Fraser, the second of Rice's generals, was appointed during President Bush's visit here in January specifically to monitor the implementation by Israel and the Palestinian Authority of their road map obligations, and chair the tripartite meetings with Israeli and Palestinian representatives to assess their progress.
Although a three-star former top US Air Force commander, Washington sources say his real authority stems from his current role as assistant to the chairman of the Joint Chiefs of Staff, as well serving as Rice's chief military adviser. "No one gets more face-time with the secretary than he does," says one source.
Barak would do well then not to undervalue Fraser - which is why both US and Israeli sources say it was a real mistake for the defense minister to have sent adviser Amos Gilad in his stead to the last tripartite meeting held two weeks ago with Fraser and Palestinian Authority Prime Minister Salaam Fayad.
Rice's inserting Jones and Fraser into the picture here has reportedly meant a less prominent role for Dayton, US security coordinator to Israel and the Palestinian Authority.
Dayton's job is to help rebuild the PA security establishment and make it an effective and accountable force.

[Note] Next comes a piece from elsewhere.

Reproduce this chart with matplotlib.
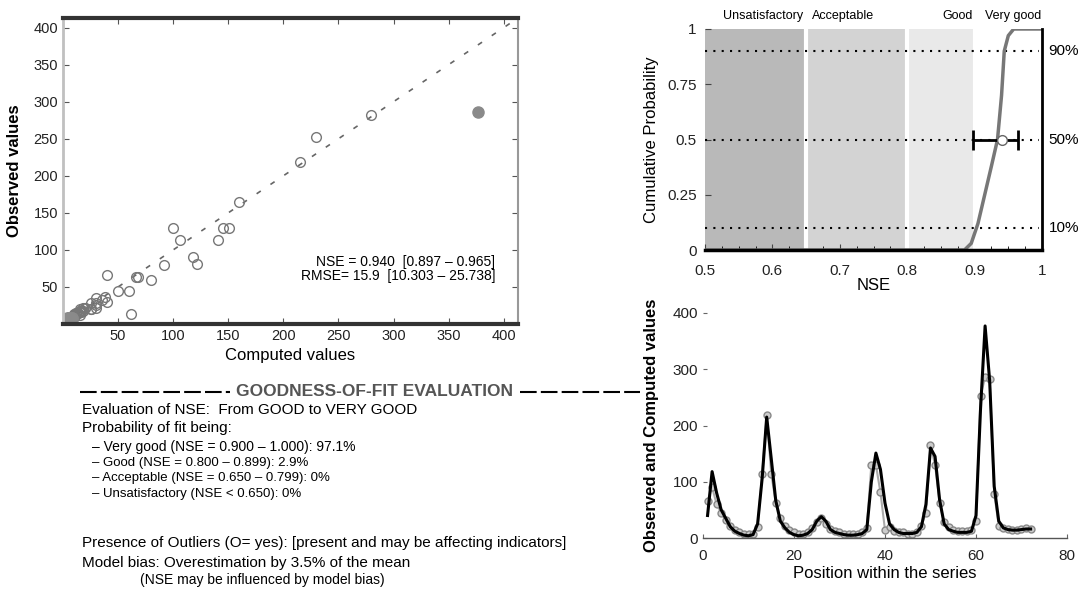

In practical terms, this means helping oversee the training of Palestinian security personnel being conducted in Jordan, such as that of the policemen who are now heading for Jenin. Although no US military personnel are directly involved in that training, private American security contractors of the type now operating in Iraq are taking part.
Dayton also consults with the Palestinian Authority Strategic Planning Directorate, a national security council-type body recently set up in Ramallah to try and create longer-term security policy for the Palestinians. And he is advising on the reconstruction of the PA security infrastructure in Jericho that was destroyed by Israel during the second intifada - an effort reportedly behind schedule because the contractors involved now insist on being paid in shekels, instead of dollars.
Israeli security sources say that when Ephraim Sneh served as deputy defense minister under Amir Peretz, he met regularly with Dayton to discuss larger strategic issues, but that practice has largely stopped since Sneh was succeeded in that position by Matan Vilna'i. Those sources say this is mainly due to Dayton being overshadowed by the involvement of Jones and Fraser; it may also involve rumored tensions between Dayton and Barak, the latter reportedly bristling at criticism the general has made of the defense minister's unwillingness to approve giving the PA security forces more operational latitude and higher-level military equipment.
Barak's team may feel Dayton's authority has diminished with Jones and Fraser on the scene; but for the latter two, the Israeli-Palestinian conflict is very much a part-time gig, while it's Dayton who is on the ground here full-time, and is specifically tasked with the job - creating a viable PA security force - on which any future real political progress is likely to depend.
Barak has good reasons to be cautious, both for the safety of the Israeli people, as well as his own prime ministerial prospects if security concessions on the West Bank lead to renewed terror attacks (or the nightmare scenario of an those weapons and APCs being given to the PA eventually falling into the hands of Hamas).
But as 2008 winds on and the Bush administration presses for more progress on the Israeli-Palestinian peace front, it will be Rice's generals who will be leading the secretary's charge for Israel to make ever more concessions on the West Bank - and Israel's own general of generals who will have to find the right balance to both keeping Washington happy, and Israelis secure.